"Crisis on Infinite Earths" Cleans Up an Arrowverse Continuity Error

Remember the terrible future timeline from the first season of DC's Legends of Tomorrow, where [...]

Remember the terrible future timeline from the first season of DC's Legends of Tomorrow, where Star City was a horror show and Oliver Queen (Stephen Amell) was presumed dead, only to come out of retirement in time to meet the Legends in "Star City 2046?" Well, if you're a Legends or Arrow fan, you have probably talked about it at least once in the last couple of years. Between Zari Tomaz (Tala Ashe) coming from a very different 2040s than that one and Arrow's flash forwards revealing a different future for Star City and Oliver, fans have been wondering when the other shoe was going to drop.

And drop it did -- in the first part of "Crisis on Infinite Earths," which aired as tonight's episode of Supergirl. While the spoilers that follow are pretty minor, they are spoilers, so beware.

At the start of the episode, Superman (Tyler Hoechlin) and Lois Lane (Elizabeth Tulloch) of Earth-38 discover that an antimatter wave is moving through space, destroying everything in its path. Jonathan Kent, their new baby, is placed in an escape pod and blasted off on a trajectory towards Earth, just like his father was at that same age, and the antimatter annihilates Argo City, where they have been living since last year's "Elseworlds" crossover, killing all the remaining Kryptonians except for Kara (Melissa Benoist).

Not long after that, Clark and Lois are brought to Earth alongside Harbinger (Audrey Marie Anderson), the current-day Oliver, Mia Smoak (Katherine McNamara), and Batwoman (Ruby Rose). It turns out that their haste to save Jon was for nothing, as Harbinger came to recover Superman as the Crisis began on Earth-38. Because they had blasted him off, though, his pod ended up being shunted through the multiverse, landing on Earth-16 instead of its planned Earth.

On that world, he lands in -- you guessed it! -- Star City, in the year 2046. Besides explaining the continuity flub -- somehow the season one Legends, maybe because they weren't especially experienced at using the Waverider or something, moved through the multiverse as well as time -- it also gives Sara Lance (Caity Lotz) an opportunity to have a meaningful exchange with the Oliver of that world, essentially communicating how much our Oliver means to her by telling him how much better Earth-1 is than his doomed universe.
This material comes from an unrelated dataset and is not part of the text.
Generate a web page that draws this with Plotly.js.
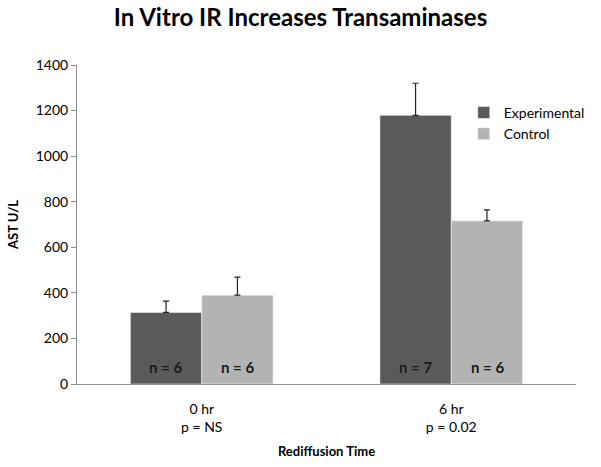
<!DOCTYPE html>
<html>
<head>
<meta charset="utf-8">
<script src="https://cdn.plot.ly/plotly-3.0.1.min.js"></script>
<style>html,body{margin:0;padding:0;background:#fff;}#chart{width:601px;height:467px;}</style>
</head>
<body>
<div id="chart"></div>
<script>
const categories = ["0 hr<br>p = NS", "6 hr<br>p = 0.02"];
const expValues = [314, 1179];
const expErrors = [50, 141];
const expN = ["n = 6", "n = 7"];
const ctrlValues = [390, 716];
const ctrlErrors = [79, 48];
const ctrlN = ["n = 6", "n = 6"];

const font = "Lato, 'Open Sans', sans-serif";

function barTrace(name, vals, errs, color) {
  return {
    type: 'bar', name: name, x: categories, y: vals,
    marker: {color: color, line: {color: 'rgba(255,255,255,0.5)', width: 1}},
    error_y: {type: 'data', symmetric: false, array: errs, arrayminus: vals.map(() => 0),
              color: '#222', thickness: 1.2, width: 3},
    hoverinfo: 'none'
  };
}

const data = [
  barTrace('Experimental', expValues, expErrors, '#5a5a5a'),
  barTrace('Control', ctrlValues, ctrlErrors, '#b3b3b3')
];

const annotations = [];
categories.forEach((c, i) => {
  [[expN, -36], [ctrlN, 36]].forEach(([labels, shift]) => {
    annotations.push({x: c, y: 0, xref: 'x', yref: 'y', yanchor: 'bottom', yshift: 6,
      xshift: shift, text: '<b>' + labels[i] + '</b>', showarrow: false,
      font: {family: font, size: 15, color: '#1a1a1a'}});
  });
});

const layout = {
  width: 601, height: 467,
  margin: {l: 77, r: 25, t: 65, b: 83, autoexpand: false},
  paper_bgcolor: '#fff', plot_bgcolor: '#fff',
  barmode: 'group', bargap: 0.428, bargroupgap: 0,
  title: {text: '<b>In Vitro IR Increases Transaminases</b>', x: 0.5, xref: 'container',
          y: 0.962, yref: 'container', yanchor: 'middle',
          font: {family: font, size: 24, color: '#000'}},
  font: {family: font, size: 13, color: '#000'},
  annotations: annotations,
  xaxis: {
    title: {text: '<b>Rediffusion Time</b>', font: {family: font, size: 13, color: '#000'}, standoff: 12},
    showline: true, linecolor: '#8c8c8c', linewidth: 1,
    ticks: '', ticklabelstandoff: 12, tickfont: {family: font, size: 14, color: '#000'},
    showgrid: false, zeroline: false, automargin: false
  },
  yaxis: {
    title: {text: '<b>AST U/L</b>', font: {family: font, size: 13, color: '#000'}, standoff: 14},
    range: [0, 1400], dtick: 200, tick0: 0,
    showline: true, linecolor: '#8c8c8c', linewidth: 1,
    ticks: 'outside', ticklen: 5, tickcolor: '#8c8c8c',
    tickfont: {family: font, size: 14, color: '#000'},
    showgrid: false, zeroline: false, automargin: false
  },
  legend: {x: 0.775, y: 0.9, xanchor: 'left', yanchor: 'top',
           font: {family: font, size: 14, color: '#000'},
           bgcolor: 'rgba(0,0,0,0)', itemwidth: 30, tracegroupgap: 6},
  showlegend: true
};

Plotly.newPlot('chart', data, layout, {staticPlot: true, displayModeBar: false});
</script>
</body>
</html>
"It was really important to me that Sara have some really significant moments with Oliver, in the beginning of this crisis, in order to remind the audience how far they go back, and how embedded her history is with his, and how important he is to her in her life and where she's ended up," Arrow showrunner Beth Schwartz told reporters during a screening of hours one and two of "Crisis" earlier this week.

The irony that they waited until "Crisis on Infinite Earths" to do this -- since the comic book miniseries of the same name was used as a massive, line-wide continuity clean-up -- is likely not lost on the producers.

"Crisis on Infinite Earths" kicks off tonight -- Sunday, December 8 -- on Supergirl, runs through a Monday episode of Batwoman and that Tuesday's episode of The Flash. That will be the midseason cliffhanger, as the shows go on hiatus for the holidays and return on January 14 to finish out the event with the midseason premiere of Arrow and a "special episode" of DC's Legends of Tomorrow, which launches as a midseason series this year and so will not have an episode on the air before the Crisis.